EXERCISE DIRECTIONS -> Each line below should be retyped exactly, with no pictures.
┌────────
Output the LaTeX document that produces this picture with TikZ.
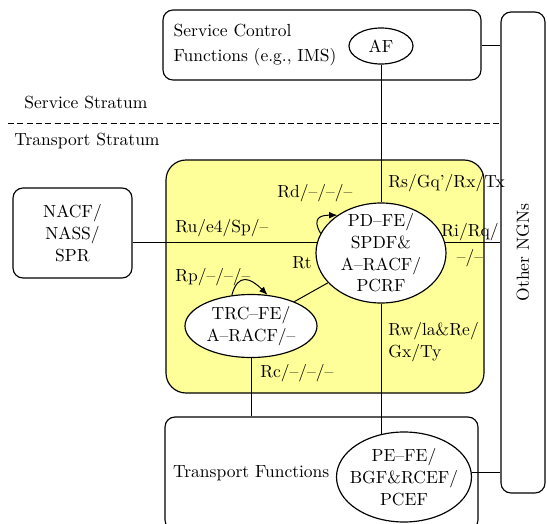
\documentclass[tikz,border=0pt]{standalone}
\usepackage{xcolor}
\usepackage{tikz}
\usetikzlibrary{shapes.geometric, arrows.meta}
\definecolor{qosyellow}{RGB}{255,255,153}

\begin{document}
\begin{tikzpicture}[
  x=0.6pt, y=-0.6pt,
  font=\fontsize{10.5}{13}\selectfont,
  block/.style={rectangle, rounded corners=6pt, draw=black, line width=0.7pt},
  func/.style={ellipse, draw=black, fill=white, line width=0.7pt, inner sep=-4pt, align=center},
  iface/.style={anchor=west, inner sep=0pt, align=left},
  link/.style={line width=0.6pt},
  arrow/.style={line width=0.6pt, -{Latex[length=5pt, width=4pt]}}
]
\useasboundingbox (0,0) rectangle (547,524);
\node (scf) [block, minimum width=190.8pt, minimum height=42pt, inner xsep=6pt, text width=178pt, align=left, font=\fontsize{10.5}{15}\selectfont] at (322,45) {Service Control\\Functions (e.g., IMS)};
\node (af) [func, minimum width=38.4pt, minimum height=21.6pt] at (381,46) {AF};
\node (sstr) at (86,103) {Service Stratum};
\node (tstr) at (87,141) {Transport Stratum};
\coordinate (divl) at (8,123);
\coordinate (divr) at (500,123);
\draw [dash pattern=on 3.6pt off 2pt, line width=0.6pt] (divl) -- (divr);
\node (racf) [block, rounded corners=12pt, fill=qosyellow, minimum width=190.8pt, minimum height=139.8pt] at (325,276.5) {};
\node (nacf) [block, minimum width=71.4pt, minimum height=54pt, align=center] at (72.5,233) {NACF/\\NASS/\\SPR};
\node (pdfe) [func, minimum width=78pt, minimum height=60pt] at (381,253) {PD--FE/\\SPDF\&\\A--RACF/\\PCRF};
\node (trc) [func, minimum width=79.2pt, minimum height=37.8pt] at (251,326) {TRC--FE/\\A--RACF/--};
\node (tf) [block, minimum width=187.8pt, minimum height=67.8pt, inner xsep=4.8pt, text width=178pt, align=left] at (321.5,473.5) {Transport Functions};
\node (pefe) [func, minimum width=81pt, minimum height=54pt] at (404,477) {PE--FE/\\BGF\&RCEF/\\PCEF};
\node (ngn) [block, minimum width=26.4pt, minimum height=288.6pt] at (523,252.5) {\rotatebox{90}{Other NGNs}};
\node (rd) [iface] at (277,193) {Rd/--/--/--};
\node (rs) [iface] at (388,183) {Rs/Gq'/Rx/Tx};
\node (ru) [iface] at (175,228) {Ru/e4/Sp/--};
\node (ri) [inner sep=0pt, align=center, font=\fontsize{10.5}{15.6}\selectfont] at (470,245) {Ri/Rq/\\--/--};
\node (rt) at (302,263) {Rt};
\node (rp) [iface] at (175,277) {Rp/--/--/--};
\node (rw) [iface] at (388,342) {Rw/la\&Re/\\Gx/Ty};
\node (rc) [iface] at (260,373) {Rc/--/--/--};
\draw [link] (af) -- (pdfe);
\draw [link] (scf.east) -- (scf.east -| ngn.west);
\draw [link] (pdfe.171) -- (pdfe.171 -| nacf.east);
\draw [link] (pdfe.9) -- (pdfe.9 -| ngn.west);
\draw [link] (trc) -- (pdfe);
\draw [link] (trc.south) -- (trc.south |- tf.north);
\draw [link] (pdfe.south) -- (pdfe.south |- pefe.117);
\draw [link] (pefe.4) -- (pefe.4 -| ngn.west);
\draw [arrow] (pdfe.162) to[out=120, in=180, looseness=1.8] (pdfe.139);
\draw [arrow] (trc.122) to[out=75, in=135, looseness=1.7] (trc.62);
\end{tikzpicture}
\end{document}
└────────
RESULT ->
Output the LaTeX document that produces this picture with TikZ.
\documentclass[tikz,border=0pt]{standalone}
\usepackage{xcolor}
\usepackage{tikz}
\usetikzlibrary{shapes.geometric, arrows.meta}
\definecolor{qosyellow}{RGB}{255,255,153}

\begin{document}
\begin{tikzpicture}[
  x=0.6pt, y=-0.6pt,
  font=\fontsize{10.5}{13}\selectfont,
  block/.style={rectangle, rounded corners=6pt, draw=black, line width=0.7pt},
  func/.style={ellipse, draw=black, fill=white, line width=0.7pt, inner sep=-4pt, align=center},
  iface/.style={anchor=west, inner sep=0pt, align=left},
  link/.style={line width=0.6pt},
  arrow/.style={line width=0.6pt, -{Latex[length=5pt, width=4pt]}}
]
\useasboundingbox (0,0) rectangle (547,524);
\node (scf) [block, minimum width=190.8pt, minimum height=42pt, inner xsep=6pt, text width=178pt, align=left, font=\fontsize{10.5}{15}\selectfont] at (322,45) {Service Control\\Functions (e.g., IMS)};
\node (af) [func, minimum width=38.4pt, minimum height=21.6pt] at (381,46) {AF};
\node (sstr) at (86,103) {Service Stratum};
\node (tstr) at (87,141) {Transport Stratum};
\coordinate (divl) at (8,123);
\coordinate (divr) at (500,123);
\draw [dash pattern=on 3.6pt off 2pt, line width=0.6pt] (divl) -- (divr);
\node (racf) [block, rounded corners=12pt, fill=qosyellow, minimum width=190.8pt, minimum height=139.8pt] at (325,276.5) {};
\node (nacf) [block, minimum width=71.4pt, minimum height=54pt, align=center] at (72.5,233) {NACF/\\NASS/\\SPR};
\node (pdfe) [func, minimum width=78pt, minimum height=60pt] at (381,253) {PD--FE/\\SPDF\&\\A--RACF/\\PCRF};
\node (trc) [func, minimum width=79.2pt, minimum height=37.8pt] at (251,326) {TRC--FE/\\A--RACF/--};
\node (tf) [block, minimum width=187.8pt, minimum height=67.8pt, inner xsep=4.8pt, text width=178pt, align=left] at (321.5,473.5) {Transport Functions};
\node (pefe) [func, minimum width=81pt, minimum height=54pt] at (404,477) {PE--FE/\\BGF\&RCEF/\\PCEF};
\node (ngn) [block, minimum width=26.4pt, minimum height=288.6pt] at (523,252.5) {\rotatebox{90}{Other NGNs}};
\node (rd) [iface] at (277,193) {Rd/--/--/--};
\node (rs) [iface] at (388,183) {Rs/Gq'/Rx/Tx};
\node (ru) [iface] at (175,228) {Ru/e4/Sp/--};
\node (ri) [inner sep=0pt, align=center, font=\fontsize{10.5}{15.6}\selectfont] at (470,245) {Ri/Rq/\\--/--};
\node (rt) at (302,263) {Rt};
\node (rp) [iface] at (175,277) {Rp/--/--/--};
\node (rw) [iface] at (388,342) {Rw/la\&Re/\\Gx/Ty};
\node (rc) [iface] at (260,373) {Rc/--/--/--};
\draw [link] (af) -- (pdfe);
\draw [link] (scf.east) -- (scf.east -| ngn.west);
\draw [link] (pdfe.171) -- (pdfe.171 -| nacf.east);
\draw [link] (pdfe.9) -- (pdfe.9 -| ngn.west);
\draw [link] (trc) -- (pdfe);
\draw [link] (trc.south) -- (trc.south |- tf.north);
\draw [link] (pdfe.south) -- (pdfe.south |- pefe.117);
\draw [link] (pefe.4) -- (pefe.4 -| ngn.west);
\draw [arrow] (pdfe.162) to[out=120, in=180, looseness=1.8] (pdfe.139);
\draw [arrow] (trc.122) to[out=75, in=135, looseness=1.7] (trc.62);
\end{tikzpicture}
\end{document}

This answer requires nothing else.